Exercise instructions: Count the lines below that contain the word "Generate" and give only that number.

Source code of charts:

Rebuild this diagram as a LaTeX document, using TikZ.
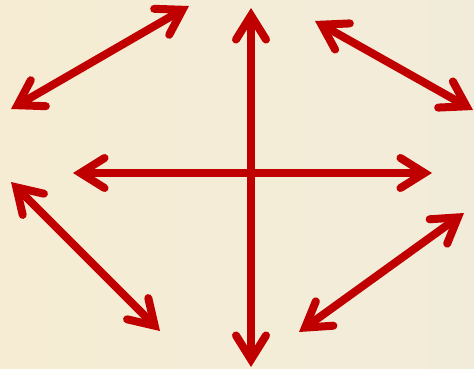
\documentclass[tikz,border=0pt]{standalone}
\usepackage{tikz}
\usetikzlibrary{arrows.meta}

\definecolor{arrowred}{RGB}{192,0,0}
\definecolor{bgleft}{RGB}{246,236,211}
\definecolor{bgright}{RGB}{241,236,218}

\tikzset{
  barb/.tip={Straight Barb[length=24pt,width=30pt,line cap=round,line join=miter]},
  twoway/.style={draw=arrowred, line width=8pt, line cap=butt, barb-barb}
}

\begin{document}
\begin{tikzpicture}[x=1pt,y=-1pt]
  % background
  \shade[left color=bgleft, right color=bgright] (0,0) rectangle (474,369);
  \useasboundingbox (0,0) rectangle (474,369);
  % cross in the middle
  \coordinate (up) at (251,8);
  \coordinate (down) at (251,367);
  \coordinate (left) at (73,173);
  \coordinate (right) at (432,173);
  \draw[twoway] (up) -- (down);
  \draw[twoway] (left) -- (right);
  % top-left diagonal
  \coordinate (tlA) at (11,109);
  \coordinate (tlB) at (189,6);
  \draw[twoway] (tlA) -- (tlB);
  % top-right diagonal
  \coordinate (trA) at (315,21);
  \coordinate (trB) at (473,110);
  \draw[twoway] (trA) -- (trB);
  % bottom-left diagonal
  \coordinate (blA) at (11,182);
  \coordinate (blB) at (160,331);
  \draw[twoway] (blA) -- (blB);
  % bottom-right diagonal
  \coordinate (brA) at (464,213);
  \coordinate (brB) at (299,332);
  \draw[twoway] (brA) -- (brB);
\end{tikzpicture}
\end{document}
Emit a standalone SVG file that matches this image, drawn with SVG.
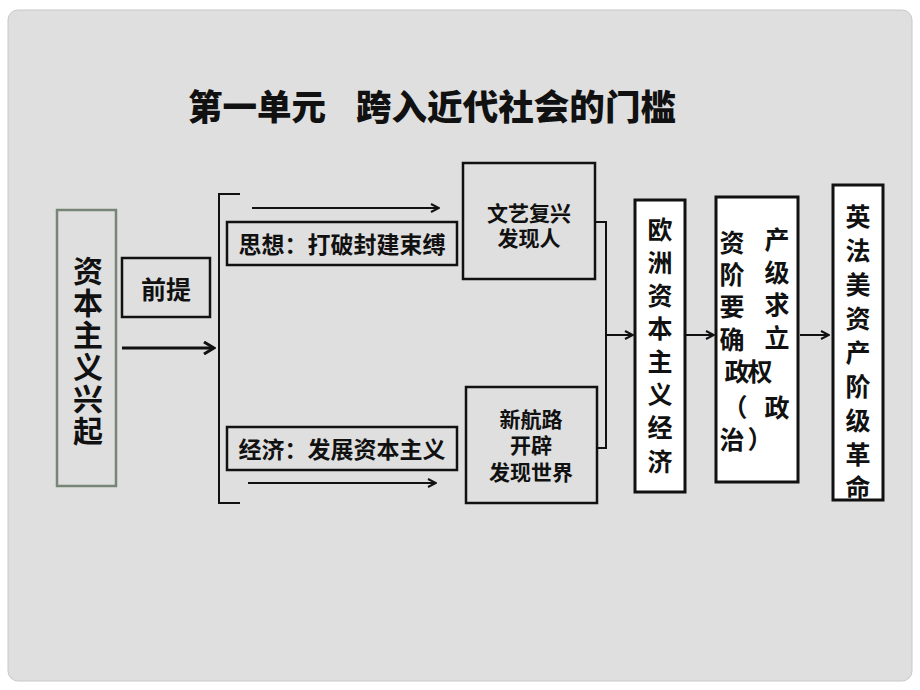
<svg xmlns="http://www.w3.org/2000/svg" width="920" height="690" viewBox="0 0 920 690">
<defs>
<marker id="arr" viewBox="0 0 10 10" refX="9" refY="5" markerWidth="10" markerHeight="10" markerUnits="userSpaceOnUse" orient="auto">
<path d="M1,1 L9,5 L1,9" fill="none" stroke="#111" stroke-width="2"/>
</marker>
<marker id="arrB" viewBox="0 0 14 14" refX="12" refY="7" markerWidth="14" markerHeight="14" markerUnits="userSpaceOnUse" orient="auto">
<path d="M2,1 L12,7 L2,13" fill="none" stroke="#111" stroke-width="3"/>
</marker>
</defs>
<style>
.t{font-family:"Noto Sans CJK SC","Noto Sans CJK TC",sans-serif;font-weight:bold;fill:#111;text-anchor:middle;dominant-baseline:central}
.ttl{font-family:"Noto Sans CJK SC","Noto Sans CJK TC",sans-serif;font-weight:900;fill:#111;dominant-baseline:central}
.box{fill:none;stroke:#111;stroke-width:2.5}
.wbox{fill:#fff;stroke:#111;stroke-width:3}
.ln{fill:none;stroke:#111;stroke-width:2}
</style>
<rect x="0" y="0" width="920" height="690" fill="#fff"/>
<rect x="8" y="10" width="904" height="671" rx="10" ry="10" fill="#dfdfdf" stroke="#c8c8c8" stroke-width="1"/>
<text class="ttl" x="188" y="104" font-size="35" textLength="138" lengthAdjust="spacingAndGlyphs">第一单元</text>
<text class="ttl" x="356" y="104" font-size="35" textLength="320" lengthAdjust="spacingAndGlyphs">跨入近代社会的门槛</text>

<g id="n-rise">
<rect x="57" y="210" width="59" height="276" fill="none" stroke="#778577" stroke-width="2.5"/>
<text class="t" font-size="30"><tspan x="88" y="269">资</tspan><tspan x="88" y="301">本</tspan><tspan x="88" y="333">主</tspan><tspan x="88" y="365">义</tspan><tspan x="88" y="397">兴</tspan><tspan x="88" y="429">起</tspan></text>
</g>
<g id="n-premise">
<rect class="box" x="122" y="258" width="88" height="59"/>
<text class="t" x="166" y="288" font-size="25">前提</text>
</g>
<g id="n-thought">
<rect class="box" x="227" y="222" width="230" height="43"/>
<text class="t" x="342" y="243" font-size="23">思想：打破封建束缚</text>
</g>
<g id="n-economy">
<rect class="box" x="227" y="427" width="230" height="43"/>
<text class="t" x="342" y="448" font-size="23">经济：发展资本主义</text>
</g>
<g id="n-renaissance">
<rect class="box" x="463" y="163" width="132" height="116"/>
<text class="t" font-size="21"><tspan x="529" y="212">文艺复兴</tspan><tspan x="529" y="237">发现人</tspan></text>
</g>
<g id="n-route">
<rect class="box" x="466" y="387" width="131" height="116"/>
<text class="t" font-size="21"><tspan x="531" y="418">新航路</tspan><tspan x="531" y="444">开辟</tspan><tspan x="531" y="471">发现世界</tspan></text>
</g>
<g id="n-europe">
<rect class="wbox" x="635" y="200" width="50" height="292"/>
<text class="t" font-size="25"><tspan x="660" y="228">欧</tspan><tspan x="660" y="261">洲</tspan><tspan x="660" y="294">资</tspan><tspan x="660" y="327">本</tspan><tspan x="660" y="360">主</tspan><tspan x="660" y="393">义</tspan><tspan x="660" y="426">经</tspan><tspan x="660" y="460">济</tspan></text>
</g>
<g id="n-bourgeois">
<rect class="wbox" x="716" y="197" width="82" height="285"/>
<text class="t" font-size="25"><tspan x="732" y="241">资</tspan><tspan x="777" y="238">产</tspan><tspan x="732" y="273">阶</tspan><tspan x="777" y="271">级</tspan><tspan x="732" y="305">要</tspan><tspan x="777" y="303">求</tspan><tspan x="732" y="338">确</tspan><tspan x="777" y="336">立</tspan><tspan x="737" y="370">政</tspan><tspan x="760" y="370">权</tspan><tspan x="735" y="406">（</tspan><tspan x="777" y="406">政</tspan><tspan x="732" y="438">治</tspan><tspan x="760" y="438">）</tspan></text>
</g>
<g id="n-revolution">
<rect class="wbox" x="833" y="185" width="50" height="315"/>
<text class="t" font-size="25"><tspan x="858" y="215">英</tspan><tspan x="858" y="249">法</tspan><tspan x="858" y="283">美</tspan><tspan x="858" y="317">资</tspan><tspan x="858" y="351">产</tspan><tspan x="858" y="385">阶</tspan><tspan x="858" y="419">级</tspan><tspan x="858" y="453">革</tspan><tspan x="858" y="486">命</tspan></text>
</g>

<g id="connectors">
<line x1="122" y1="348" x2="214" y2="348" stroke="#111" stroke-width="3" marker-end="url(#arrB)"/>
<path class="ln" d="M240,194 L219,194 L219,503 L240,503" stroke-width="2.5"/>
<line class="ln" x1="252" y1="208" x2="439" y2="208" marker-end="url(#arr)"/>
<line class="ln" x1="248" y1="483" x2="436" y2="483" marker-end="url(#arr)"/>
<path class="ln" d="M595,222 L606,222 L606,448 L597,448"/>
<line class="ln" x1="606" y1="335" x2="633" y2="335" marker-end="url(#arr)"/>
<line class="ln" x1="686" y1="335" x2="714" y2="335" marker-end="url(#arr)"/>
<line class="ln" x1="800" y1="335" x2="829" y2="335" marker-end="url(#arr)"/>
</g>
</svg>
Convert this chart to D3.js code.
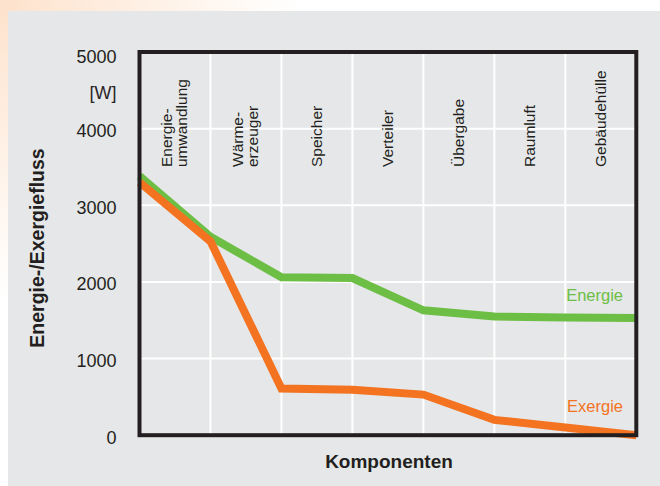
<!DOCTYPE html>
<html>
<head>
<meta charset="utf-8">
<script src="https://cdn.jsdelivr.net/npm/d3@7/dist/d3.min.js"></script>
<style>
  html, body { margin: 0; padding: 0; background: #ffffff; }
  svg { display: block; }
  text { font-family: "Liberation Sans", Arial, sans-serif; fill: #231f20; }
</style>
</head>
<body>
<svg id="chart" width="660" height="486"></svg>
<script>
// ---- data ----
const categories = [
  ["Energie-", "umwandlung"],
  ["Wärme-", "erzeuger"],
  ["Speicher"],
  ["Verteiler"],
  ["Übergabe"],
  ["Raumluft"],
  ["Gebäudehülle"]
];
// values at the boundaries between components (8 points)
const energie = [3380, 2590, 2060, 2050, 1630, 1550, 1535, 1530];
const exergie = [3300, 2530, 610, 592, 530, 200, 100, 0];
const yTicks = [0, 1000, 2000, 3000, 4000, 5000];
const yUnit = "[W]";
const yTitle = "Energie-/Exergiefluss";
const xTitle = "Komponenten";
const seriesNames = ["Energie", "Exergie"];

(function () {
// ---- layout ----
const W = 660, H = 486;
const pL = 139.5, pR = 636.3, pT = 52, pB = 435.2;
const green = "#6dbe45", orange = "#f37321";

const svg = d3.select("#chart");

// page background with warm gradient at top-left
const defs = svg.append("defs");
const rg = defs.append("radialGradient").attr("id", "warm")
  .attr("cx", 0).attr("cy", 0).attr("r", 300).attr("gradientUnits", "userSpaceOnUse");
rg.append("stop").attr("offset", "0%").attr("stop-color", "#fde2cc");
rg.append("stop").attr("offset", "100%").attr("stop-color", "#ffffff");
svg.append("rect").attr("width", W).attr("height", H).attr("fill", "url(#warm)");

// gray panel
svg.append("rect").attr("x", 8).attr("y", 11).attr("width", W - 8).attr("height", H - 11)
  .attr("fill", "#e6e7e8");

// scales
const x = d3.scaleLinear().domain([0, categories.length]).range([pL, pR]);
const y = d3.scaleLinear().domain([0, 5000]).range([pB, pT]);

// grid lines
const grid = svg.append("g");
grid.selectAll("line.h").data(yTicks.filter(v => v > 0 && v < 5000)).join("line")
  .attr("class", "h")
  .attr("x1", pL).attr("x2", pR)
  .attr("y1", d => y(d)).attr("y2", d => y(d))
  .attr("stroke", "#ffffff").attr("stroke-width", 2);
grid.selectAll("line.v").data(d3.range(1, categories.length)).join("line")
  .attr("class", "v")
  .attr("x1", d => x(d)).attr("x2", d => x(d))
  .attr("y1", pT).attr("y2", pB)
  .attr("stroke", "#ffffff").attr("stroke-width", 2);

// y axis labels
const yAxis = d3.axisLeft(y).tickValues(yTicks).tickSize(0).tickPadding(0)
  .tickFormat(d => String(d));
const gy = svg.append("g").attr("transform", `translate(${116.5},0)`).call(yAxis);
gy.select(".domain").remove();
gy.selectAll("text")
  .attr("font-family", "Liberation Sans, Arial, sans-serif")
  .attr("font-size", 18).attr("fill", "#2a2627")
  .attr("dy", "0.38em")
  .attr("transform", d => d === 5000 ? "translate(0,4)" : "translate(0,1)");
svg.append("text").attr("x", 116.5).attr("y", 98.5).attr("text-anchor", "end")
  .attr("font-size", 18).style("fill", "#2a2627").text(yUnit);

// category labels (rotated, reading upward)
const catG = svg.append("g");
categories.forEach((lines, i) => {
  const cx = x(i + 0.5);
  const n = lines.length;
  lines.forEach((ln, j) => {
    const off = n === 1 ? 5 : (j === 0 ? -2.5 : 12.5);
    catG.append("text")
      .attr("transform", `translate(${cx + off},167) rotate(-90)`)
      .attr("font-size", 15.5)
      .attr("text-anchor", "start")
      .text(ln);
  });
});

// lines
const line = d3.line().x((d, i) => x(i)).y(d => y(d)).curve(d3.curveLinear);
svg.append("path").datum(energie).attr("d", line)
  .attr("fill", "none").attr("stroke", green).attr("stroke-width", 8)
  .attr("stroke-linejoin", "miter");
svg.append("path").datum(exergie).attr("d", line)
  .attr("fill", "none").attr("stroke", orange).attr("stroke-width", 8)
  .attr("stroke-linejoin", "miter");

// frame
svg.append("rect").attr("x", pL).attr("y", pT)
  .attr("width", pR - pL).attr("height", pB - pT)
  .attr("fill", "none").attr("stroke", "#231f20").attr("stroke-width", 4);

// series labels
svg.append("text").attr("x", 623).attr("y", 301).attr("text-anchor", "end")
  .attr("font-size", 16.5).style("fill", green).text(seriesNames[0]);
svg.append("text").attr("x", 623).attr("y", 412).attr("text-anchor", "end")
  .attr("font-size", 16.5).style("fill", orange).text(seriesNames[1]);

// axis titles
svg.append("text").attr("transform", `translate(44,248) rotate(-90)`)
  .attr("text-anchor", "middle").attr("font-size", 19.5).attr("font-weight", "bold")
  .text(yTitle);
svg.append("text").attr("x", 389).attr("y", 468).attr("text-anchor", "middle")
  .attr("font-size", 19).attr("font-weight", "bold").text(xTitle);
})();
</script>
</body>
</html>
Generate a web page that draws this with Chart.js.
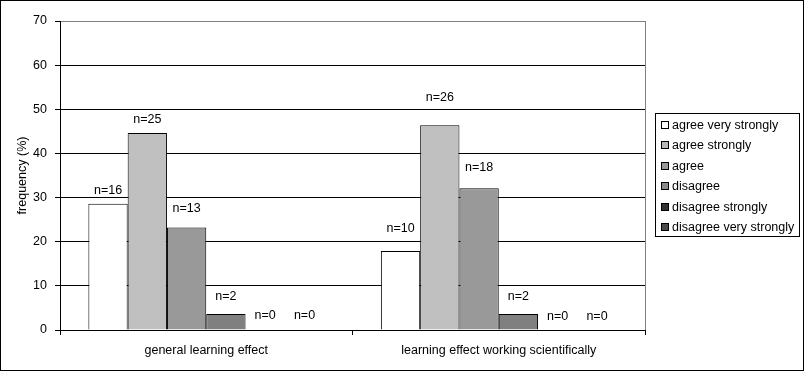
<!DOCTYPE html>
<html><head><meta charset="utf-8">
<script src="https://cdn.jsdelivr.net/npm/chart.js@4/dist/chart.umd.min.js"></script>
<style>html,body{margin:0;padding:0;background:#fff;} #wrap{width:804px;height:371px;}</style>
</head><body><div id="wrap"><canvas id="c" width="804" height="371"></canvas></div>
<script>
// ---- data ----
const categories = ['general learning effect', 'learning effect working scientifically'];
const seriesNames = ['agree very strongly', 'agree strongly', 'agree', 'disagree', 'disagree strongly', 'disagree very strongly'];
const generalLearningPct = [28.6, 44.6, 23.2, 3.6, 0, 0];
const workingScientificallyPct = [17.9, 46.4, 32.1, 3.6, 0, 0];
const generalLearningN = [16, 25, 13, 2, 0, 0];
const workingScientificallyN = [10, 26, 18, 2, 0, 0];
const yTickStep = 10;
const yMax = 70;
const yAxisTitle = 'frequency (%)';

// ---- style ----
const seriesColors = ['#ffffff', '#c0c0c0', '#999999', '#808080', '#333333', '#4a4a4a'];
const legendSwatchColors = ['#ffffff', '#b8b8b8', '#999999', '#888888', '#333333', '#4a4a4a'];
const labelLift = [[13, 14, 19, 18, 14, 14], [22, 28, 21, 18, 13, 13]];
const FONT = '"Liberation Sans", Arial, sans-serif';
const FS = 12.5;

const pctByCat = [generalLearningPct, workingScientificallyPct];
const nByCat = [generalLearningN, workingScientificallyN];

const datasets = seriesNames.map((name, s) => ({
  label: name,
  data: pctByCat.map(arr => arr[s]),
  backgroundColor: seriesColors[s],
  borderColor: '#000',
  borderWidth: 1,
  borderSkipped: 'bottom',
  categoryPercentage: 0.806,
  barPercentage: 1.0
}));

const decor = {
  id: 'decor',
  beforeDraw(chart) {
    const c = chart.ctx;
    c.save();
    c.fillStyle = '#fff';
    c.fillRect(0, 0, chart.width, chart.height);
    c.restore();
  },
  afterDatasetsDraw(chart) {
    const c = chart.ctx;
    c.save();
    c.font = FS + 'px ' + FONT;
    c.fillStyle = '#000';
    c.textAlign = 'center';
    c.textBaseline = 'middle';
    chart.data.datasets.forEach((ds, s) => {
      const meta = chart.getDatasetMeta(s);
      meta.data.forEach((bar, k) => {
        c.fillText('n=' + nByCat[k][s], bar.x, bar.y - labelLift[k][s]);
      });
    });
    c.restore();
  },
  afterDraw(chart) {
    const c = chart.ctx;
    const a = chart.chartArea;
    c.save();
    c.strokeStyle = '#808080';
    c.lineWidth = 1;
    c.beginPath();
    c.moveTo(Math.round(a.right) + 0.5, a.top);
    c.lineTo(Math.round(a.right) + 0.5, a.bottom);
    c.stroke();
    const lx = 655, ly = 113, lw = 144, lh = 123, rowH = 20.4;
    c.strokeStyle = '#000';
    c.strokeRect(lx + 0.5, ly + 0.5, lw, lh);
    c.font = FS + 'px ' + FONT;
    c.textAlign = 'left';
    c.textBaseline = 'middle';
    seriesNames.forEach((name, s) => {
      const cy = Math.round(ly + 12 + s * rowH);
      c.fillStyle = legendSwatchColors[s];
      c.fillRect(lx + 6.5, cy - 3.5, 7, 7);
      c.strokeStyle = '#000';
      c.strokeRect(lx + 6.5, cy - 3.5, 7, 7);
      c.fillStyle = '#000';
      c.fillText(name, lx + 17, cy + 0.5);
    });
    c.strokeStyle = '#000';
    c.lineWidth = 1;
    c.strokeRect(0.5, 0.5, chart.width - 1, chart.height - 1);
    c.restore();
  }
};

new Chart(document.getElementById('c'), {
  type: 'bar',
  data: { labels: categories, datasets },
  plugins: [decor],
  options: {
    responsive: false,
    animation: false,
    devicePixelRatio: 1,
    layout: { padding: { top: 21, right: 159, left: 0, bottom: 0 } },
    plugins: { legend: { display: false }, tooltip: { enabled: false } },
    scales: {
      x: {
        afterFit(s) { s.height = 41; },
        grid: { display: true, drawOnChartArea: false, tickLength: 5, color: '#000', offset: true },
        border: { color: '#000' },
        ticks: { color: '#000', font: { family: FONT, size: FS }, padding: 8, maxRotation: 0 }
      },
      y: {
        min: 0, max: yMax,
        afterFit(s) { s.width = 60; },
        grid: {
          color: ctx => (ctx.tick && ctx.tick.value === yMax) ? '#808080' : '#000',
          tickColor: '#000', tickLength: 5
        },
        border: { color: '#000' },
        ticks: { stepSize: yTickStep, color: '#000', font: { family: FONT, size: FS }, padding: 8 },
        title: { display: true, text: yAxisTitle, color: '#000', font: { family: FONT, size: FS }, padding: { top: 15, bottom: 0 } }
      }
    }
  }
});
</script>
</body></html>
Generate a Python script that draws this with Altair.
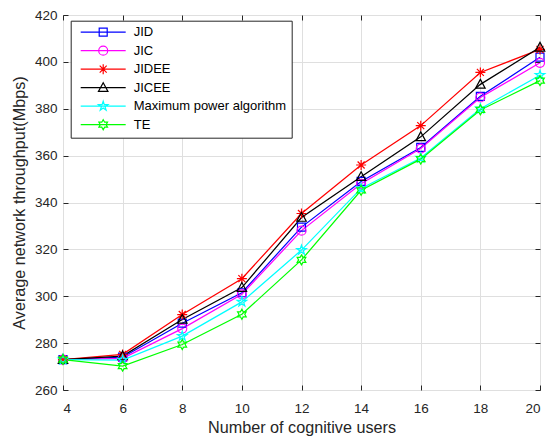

Task answer: 2